Italian

[English]

Terms in Italian 4721-4730 of 10470

foratini

/foh-rah-TEE-nee/
[Italian]

Perciatelli. Long hollow pasta, thicker than spaghetti at around 2.5 mm (1/10th"), from Campanian and Calabria. Known as bucatini in the north of Italy.

forchetta

/fohr-KEHT-tah/
[Italian] plural forchette

Fork

Forlì

/FOHR-lee/
[Italian]

Forlì is a province and town of Emilia-Romagna, a region stretching from San Marino and Ravenna in the east to Piacenza in the west.

forma

/FOHR-mah/
[Italian] plural forme

A mould.

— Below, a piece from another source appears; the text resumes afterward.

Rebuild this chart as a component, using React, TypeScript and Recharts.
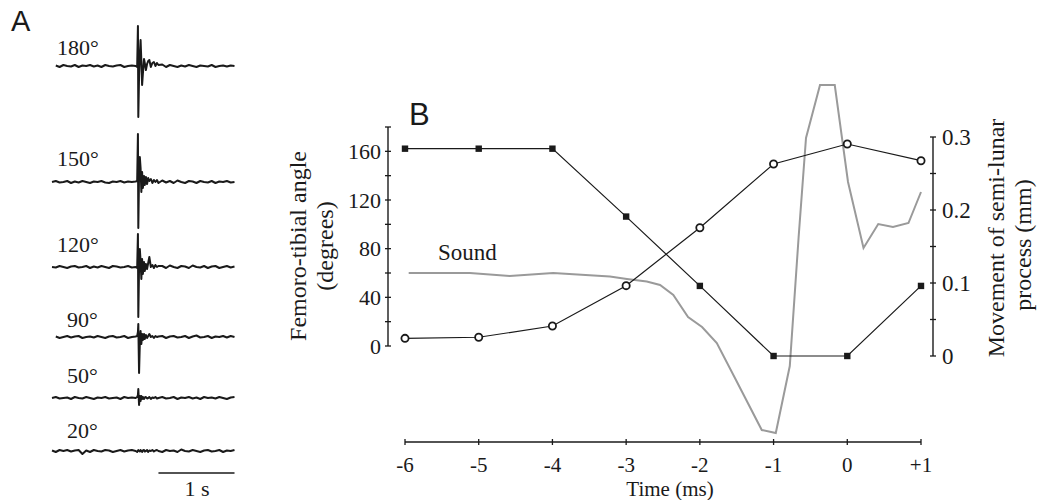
import React from 'react';
import { LineChart, Line, XAxis, YAxis, ReferenceLine } from 'recharts';

const SERIF = '"Liberation Serif", "Times New Roman", serif';
const SANS = '"Liberation Sans", Arial, sans-serif';
const INK = '#1a1a1a';
const GREY = '#9a9a9a';

// ---- panel A: recordings at different femoro-tibial angles ----
const TRACE_LABELS = ['180°', '150°', '120°', '90°', '50°', '20°'];

// time in s (finer around the click)
const TRACE_T = [
  0, 0.05, 0.1, 0.15, 0.2, 0.25, 0.3, 0.35, 0.4, 0.45, 0.5, 0.55, 0.6, 0.65, 0.7, 0.75, 0.8, 0.85, 0.9, 0.95, 1.0, 1.05,
  1.1, 1.12, 1.13, 1.135, 1.145, 1.155, 1.165, 1.175, 1.185, 1.195, 1.21, 1.22, 1.235, 1.25, 1.265, 1.28, 1.3, 1.32, 1.34, 1.36, 1.38, 1.4,
  1.45, 1.5, 1.55, 1.6, 1.65, 1.7, 1.75, 1.8, 1.85, 1.9, 1.95, 2.0, 2.05, 2.1, 2.15, 2.2, 2.25, 2.3, 2.35, 2.4,
];

const TRACE_180 = [
  null, 0.5, -1, 1, 0, -0.5, 1, -1, 0.5, 0, 1, -0.5, 0.5, -1, 1, 0, -0.5, 0.5, 1, -1, 0, 0.5,
  0, -1, 40, -51, -10, 12, 26, 5, -19, -8, 7, 3, -4, 2, 5, 6, -1, 3, 4, 0, 3, 1,
  1.5, -1, 1, 0, -1, 0.5, -0.5, 1, 0, -1, 0.5, 0, -0.5, 1, -1, 0, 0.5, -0.5, 0.5, 0,
];
const TRACE_150 = [
  0, 1, -0.5, 0, 1, -1, 0.5, -0.5, 1, 0, -1, 0.5, 0, 1, -0.5, -1, 0.5, 0, 1, -0.5, 0.5, 0,
  0.5, 1, 48, -46, 8, 25, 14, -10, 10, -6, 6, -3, 5, -2, 4, 1, 3, -1, 2, 0, 2, -1,
  1.5, -0.5, 1, -1, 1.5, 0, -1, 1, 0.5, -1, 1, 0, -0.5, 1, -1, 0.5, 0, 1, -0.5, 0,
];
const TRACE_120 = [
  0, -0.5, 1, 0, -1, 0.5, 1, -0.5, 0, 1, -1, 0.5, -0.5, 1, 0, -1, 1, 0.5, -0.5, 0, 1, -0.5,
  0, -1, 33, -50, 0, 18, 6, -12, 8, -7, 5, -4, 3, -2, 4, 10, 0, 2, -1, 2, 0, 1,
  1, -1, 1.5, 0, -1, 1, 0.5, -1, 1.5, 0, -0.5, 1, -1, 0.5, 1, -1, 0, 1, -0.5, 0.5,
];
const TRACE_90 = [
  null, 0.5, -1, 0, 1, -0.5, 0.5, 1, -1, 0, 0.5, -0.5, 1, 0, -1, 0.5, 1, -0.5, 0, 1, -1, 0,
  0.5, 1, 5, 13, -36, -6, 6, -7, 3, -3, 3, -2, 2, -1, 1, 3, 0, 1, -1, 1, 0, 0.5,
  1, -1, 0.5, 1, -0.5, 0, 1, -1, 0.5, 1.5, -0.5, 0, 1, -1, 0.5, 0, 1, -0.5, 1, 0,
];
const TRACE_50 = [
  0, 1, -0.5, 0, 0.5, -1, 1, 0, -0.5, 1, 0, -1, 0.5, 0, 1, -0.5, 0, 0.5, -1, 1, 0, 0.5,
  0, 1, 3, 9, -7, 2, -3, 2, -1, 1, -1, 0.5, 1, -0.5, 0, 1, -1, 0.5, 0, 1, -0.5, 0,
  1, -0.5, 0, 1, -1, 0.5, 0, 1, -0.5, 0.5, -1, 1, 0, 0.5, -0.5, 1, 0, -1, 0.5, 1,
];
const TRACE_20 = [
  0.5, -1, 1, 0, 1, -0.5, 0.5, 1, -3, 0.5, -1, 1, 0, -0.5, 1, 0.5, -1, 0, 1, -0.5, 0.5, 1,
  0, -1, 0.5, 1, 0, -0.5, 1, 0, -1, 0.5, 1, -0.5, 0, 1, -1, 0.5, 0, 1, -0.5, 0.5, 1, 0,
  -1, 1, 0, 0.5, -1, 1.5, 0, -0.5, 1, 0, -1, 0.5, 1, -0.5, 0, 1, -1, 0.5, 0, 1,
];
const TRACES = [TRACE_180, TRACE_150, TRACE_120, TRACE_90, TRACE_50, TRACE_20];
const SCALE_BAR_S = [1.4, 2.4];

// ---- panel B ----
const TIME_MS = [-6, -5, -4, -3, -2, -1, 0, 1];
const ANGLE_DEG = [6.3, 7.2, 16.4, 49.6, 97.2, 149.6, 166, 152.3];
const MOVEMENT_MM = [0.284, 0.284, 0.284, 0.191, 0.096, 0, 0, 0.096];

const SOUND_T = [-5.95, -5.12, -4.58, -3.99, -3.22, -2.99, -2.72, -2.54, -2.36, -2.16, -1.97, -1.77, -1.51, -1.16, -0.97, -0.78, -0.66, -0.56, -0.37, -0.17, 0.01, 0.22, 0.42, 0.62, 0.83, 1.0];
const SOUND_AMP = [0, 0, -0.3, 0, -0.35, -0.6, -0.85, -1.2, -2.2, -4.4, -5.4, -7.0, -10.7, -15.7, -16.0, -9.3, 3.6, 13.5, 18.8, 18.8, 9.1, 2.5, 4.9, 4.6, 5.0, 8.1];

const TIME_TICKS = [-6, -5, -4, -3, -2, -1, 0, 1];
const ANGLE_TICKS = [0, 20, 40, 60, 80, 100, 120, 140, 160, 180];
const ANGLE_LABELED = [0, 40, 80, 120, 160];
const MM_TICKS = [0, 0.05, 0.1, 0.15, 0.2, 0.25, 0.3];
const MM_LABELED = [0, 0.1, 0.2, 0.3];

// layout
const W = 1038;
const H = 500;
const TRACE_BASE_Y = [65.7, 181.7, 266.5, 336.5, 397.5, 451];
const TRACE_LABEL_XY = [[57, 55], [57, 166], [57, 252], [67, 327], [67, 383], [67, 438]];

const abs: React.CSSProperties = { position: 'absolute', left: 0, top: 0 };

function Trace({ values, baseY, bar }: { values: (number | null)[]; baseY: number; bar?: boolean }) {
  const rows = TRACE_T.map((t, i) => ({ t, v: values[i] }));
  return (
    <div style={{ position: 'absolute', left: 0, top: baseY - 60 }}>
      <LineChart width={260} height={120} data={rows} margin={{ top: 0, right: 25.5, bottom: 0, left: 52 }}>
        <XAxis dataKey="t" type="number" domain={[0, 2.4]} hide />
        <YAxis type="number" domain={[-60, 60]} hide />
        <Line dataKey="v" type="linear" stroke={INK} strokeWidth={2} strokeLinejoin="round" dot={false} isAnimationActive={false} />
        {bar && (
          <ReferenceLine
            segment={[{ x: SCALE_BAR_S[0], y: -22 }, { x: SCALE_BAR_S[1], y: -22 }]}
            stroke={INK}
            strokeWidth={1.4}
          />
        )}
      </LineChart>
    </div>
  );
}

function AngleTick(props: any) {
  const { x, y, payload } = props;
  const v = payload.value;
  return (
    <g>
      <line x1={x - 3} x2={x + 3} y1={y} y2={y} stroke={INK} strokeWidth={1.3} />
      {ANGLE_LABELED.includes(v) && (
        <text x={x - 7} y={y} dy="0.35em" textAnchor="end" fontFamily={SERIF} fontSize={22} fill={INK}>
          {v}
        </text>
      )}
    </g>
  );
}

function MmTick(props: any) {
  const { x, y, payload } = props;
  const v = payload.value;
  return (
    <g>
      <line x1={x - 3} x2={x + 3} y1={y} y2={y} stroke={INK} strokeWidth={1.3} />
      {MM_LABELED.includes(v) && (
        <text x={x + 9} y={y} dy="0.35em" textAnchor="start" fontFamily={SERIF} fontSize={23} fill={INK}>
          {String(v)}
        </text>
      )}
    </g>
  );
}

function TimeTick(props: any) {
  const { x, y, payload } = props;
  const v = payload.value;
  return (
    <g>
      <line x1={x} x2={x} y1={y - 3} y2={y + 3} stroke={INK} strokeWidth={1.3} />
      <text x={x} y={y + 30} textAnchor="middle" fontFamily={SERIF} fontSize={21} fill={INK}>
        {v > 0 ? `+${v}` : `${v}`}
      </text>
    </g>
  );
}

function renderSquare(p: any) {
  const { cx, cy, index } = p;
  if (cx == null || cy == null) return <g key={`sq-${index}`} />;
  return <rect key={`sq-${index}`} x={cx - 3.2} y={cy - 3.2} width={6.4} height={6.4} fill={INK} />;
}

export default function App() {
  const rowsB = TIME_MS.map((t, i) => ({ t, angle: ANGLE_DEG[i], mm: MOVEMENT_MM[i] }));
  const rowsSound = SOUND_T.map((t, i) => ({ t, amp: SOUND_AMP[i] }));
  const soundDomain = [Math.min(...SOUND_AMP), Math.max(...SOUND_AMP)];
  const axisLine = { stroke: INK, strokeWidth: 1.4 };

  return (
    <div style={{ position: 'absolute', left: 0, top: 0, width: W, height: H, overflow: 'hidden', background: '#fff' }}>
      {/* panel A */}
      {TRACES.map((vals, i) => (
        <Trace key={TRACE_LABELS[i]} values={vals} baseY={TRACE_BASE_Y[i]} bar={i === TRACES.length - 1} />
      ))}

      {/* panel B: time axis + sound */}
      <div style={abs}>
        <LineChart width={W} height={H} data={rowsSound} margin={{ top: 85, right: 117, bottom: 28, left: 405 }}>
          <XAxis
            dataKey="t"
            type="number"
            domain={[-6, 1]}
            ticks={TIME_TICKS}
            interval={0}
            height={30}
            tickSize={0}
            tickMargin={0}
            tickLine={false}
            axisLine={axisLine}
            tick={<TimeTick />}
          />
          <YAxis type="number" domain={soundDomain} padding={{ top: 0, bottom: 9 }} hide />
          <Line dataKey="amp" type="linear" stroke={GREY} strokeWidth={2} dot={false} isAnimationActive={false} />
        </LineChart>
      </div>

      {/* panel B: femoro-tibial angle (left axis) */}
      <div style={abs}>
        <LineChart width={W} height={H} data={rowsB} margin={{ top: 127, right: 105, bottom: 154, left: 328 }}>
          <XAxis dataKey="t" type="number" domain={[-6, 1]} padding={{ left: 17, right: 12 }} hide />
          <YAxis
            type="number"
            domain={[0, 180]}
            ticks={ANGLE_TICKS}
            interval={0}
            width={60}
            tickSize={0}
            tickMargin={0}
            tickLine={false}
            axisLine={axisLine}
            tick={<AngleTick />}
          />
          <Line
            dataKey="angle"
            type="linear"
            stroke={INK}
            strokeWidth={1.2}
            dot={{ r: 3.6, fill: '#fff', stroke: INK, strokeWidth: 1.8 }}
            isAnimationActive={false}
          />
        </LineChart>
      </div>

      {/* panel B: semi-lunar process movement (right axis) */}
      <div style={abs}>
        <LineChart width={W} height={H} data={rowsB} margin={{ top: 137, right: 45, bottom: 144, left: 388 }}>
          <XAxis dataKey="t" type="number" domain={[-6, 1]} padding={{ left: 17, right: 12 }} hide />
          <YAxis
            orientation="right"
            type="number"
            domain={[0, 0.3]}
            ticks={MM_TICKS}
            interval={0}
            width={60}
            tickSize={0}
            tickMargin={0}
            tickLine={false}
            axisLine={axisLine}
            tick={<MmTick />}
          />
          <Line dataKey="mm" type="linear" stroke={INK} strokeWidth={1.2} dot={renderSquare} isAnimationActive={false} />
        </LineChart>
      </div>

      {/* text */}
      <svg width={W} height={H} style={{ ...abs, pointerEvents: 'none' }}>
        <text x={11} y={31} fontFamily={SANS} fontSize={29} fill={INK}>A</text>
        <text x={409} y={125} fontFamily={SANS} fontSize={31} fill={INK}>B</text>
        {TRACE_LABELS.map((lab, i) => (
          <text key={lab} x={TRACE_LABEL_XY[i][0]} y={TRACE_LABEL_XY[i][1]} fontFamily={SERIF} fontSize={22} fill={INK}>
            {lab}
          </text>
        ))}
        <text x={197} y={496} textAnchor="middle" fontFamily={SERIF} fontSize={22} fill={INK}>1 s</text>
        <text x={438} y={260} fontFamily={SERIF} fontSize={23} fill={INK}>Sound</text>
        <text x={670} y={496} textAnchor="middle" fontFamily={SERIF} fontSize={21} fill={INK}>Time (ms)</text>
        <g fontFamily={SERIF} fontSize={24} fill={INK} textAnchor="middle">
          <text transform="translate(306,246) rotate(-90)">Femoro-tibial angle</text>
          <text transform="translate(333,246) rotate(-90)">(degrees)</text>
          <text transform="translate(1004,238) rotate(-90)">Movement of semi-lunar</text>
          <text transform="translate(1031,245) rotate(-90)">process (mm)</text>
        </g>
      </svg>
    </div>
  );
}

It also means 'shape' and may refer to the shape of a cheese.

Formagella

/fohr-mah-JEHL-lah/
[Italian]

A fresh cow's milk cheese made in the region of Brescia in Lombardy.

formagelle

/fohr-mah-JEHL-leh/
[Italian]

Ricotta pastries flavoured with saffron, made in Sardinia around Easter.

Formagelle Bernarde

/for-mah-JEHL-leh behr-NAHR-deh/
[Italian]

A light, saffron-coloured cow's milk cheese with a little added goat's milk, with the surface rubbed with dry salt.

formaggetta

/fohr-mah-JEHT-tah/
[Italian]

A small white disc of cheese from Piedmont, sometimes made with sheep's milk but usually made with a mixture of cow and sheep's milk.

formaggino

/fohr-mah-JEE-noh/
[Italian] plural formaggini

A soft cheese. Processed cheese.

formaggio

/fohr-MAH-jyoh/
[Italian] plural formaggi

Cheese. In Italy cheese is often combined with the final fruit course of a meal.